**What to do**.
Leave out the pictures, and retype only the lines from the beginning of the material through the line that contains "const yStep = 1;", including both.

**Stored data**.
╭──

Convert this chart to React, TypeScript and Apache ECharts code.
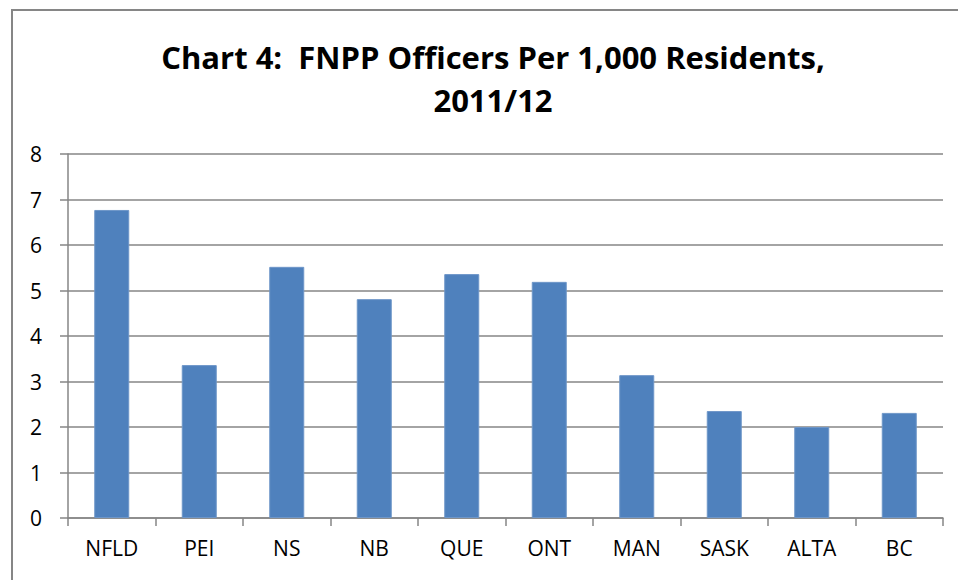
import React, { useEffect, useRef } from "react";
import * as echarts from "echarts";

const titleLines = ["Chart 4:  FNPP Officers Per 1,000 Residents,", "2011/12"];
const categories = ["NFLD", "PEI", "NS", "NB", "QUE", "ONT", "MAN", "SASK", "ALTA", "BC"];
const values = [6.77, 3.36, 5.52, 4.81, 5.36, 5.19, 3.14, 2.35, 2.0, 2.31];
const yMin = 0;
const yMax = 8;
const yStep = 1;

export default function App() {
  const ref = useRef<HTMLDivElement>(null);
  useEffect(() => {
    if (!ref.current) return;
    const chart = echarts.init(ref.current, undefined, { renderer: "svg" });
    const axisGray = "#868686";
    chart.setOption({
      animation: false,
      backgroundColor: "#ffffff",
      graphic: [
        {
          type: "rect",
          shape: { x: 12, y: 10, width: 1000, height: 700 },
          style: { fill: "none", stroke: axisGray, lineWidth: 2 },
          silent: true,
        },
        ...titleLines.map((t, i) => ({
          type: "text",
          x: 493,
          y: 57 + i * 43,
          silent: true,
          style: {
            text: t,
            textAlign: "center",
            textVerticalAlign: "middle",
            fontFamily: "Open Sans",
            fontWeight: "bold",
            fontSize: 31,
            fill: "#000000",
          },
        })),
      ],
      grid: { left: 68, right: 15, top: 154, bottom: 62, containLabel: false },
      xAxis: {
        type: "category",
        data: categories,
        axisLine: { show: true, lineStyle: { color: axisGray, width: 1.5 } },
        axisTick: { show: true, alignWithLabel: false, length: 8, lineStyle: { color: axisGray, width: 1.5 } },
        axisLabel: { color: "#000000", fontFamily: "Open Sans", fontSize: 21, margin: 19 },
        splitLine: { show: false },
      },
      yAxis: {
        type: "value",
        min: yMin,
        max: yMax,
        interval: yStep,
        axisLine: { show: true, lineStyle: { color: axisGray, width: 1.5 } },
        axisTick: { show: true, length: 8, lineStyle: { color: axisGray, width: 1.5 } },
        axisLabel: { color: "#000000", fontFamily: "Open Sans", fontSize: 21, margin: 26 },
        splitLine: { show: true, lineStyle: { color: axisGray, width: 1.5 } },
      },
      series: [
        {
          type: "bar",
          data: values,
          barWidth: "40%",
          itemStyle: { color: "#4F81BD", borderColor: "#6e96c8", borderWidth: 1 },
        },
      ],
    });
    return () => chart.dispose();
  }, []);
  return (
    <div
      ref={ref}
      style={{ position: "absolute", left: 0, top: 0, width: 958, height: 580 }}
    />
  );
}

╰──

**Completed exercise**.
Convert this chart to React, TypeScript and Apache ECharts code.
import React, { useEffect, useRef } from "react";
import * as echarts from "echarts";

const titleLines = ["Chart 4:  FNPP Officers Per 1,000 Residents,", "2011/12"];
const categories = ["NFLD", "PEI", "NS", "NB", "QUE", "ONT", "MAN", "SASK", "ALTA", "BC"];
const values = [6.77, 3.36, 5.52, 4.81, 5.36, 5.19, 3.14, 2.35, 2.0, 2.31];
const yMin = 0;
const yMax = 8;
const yStep = 1;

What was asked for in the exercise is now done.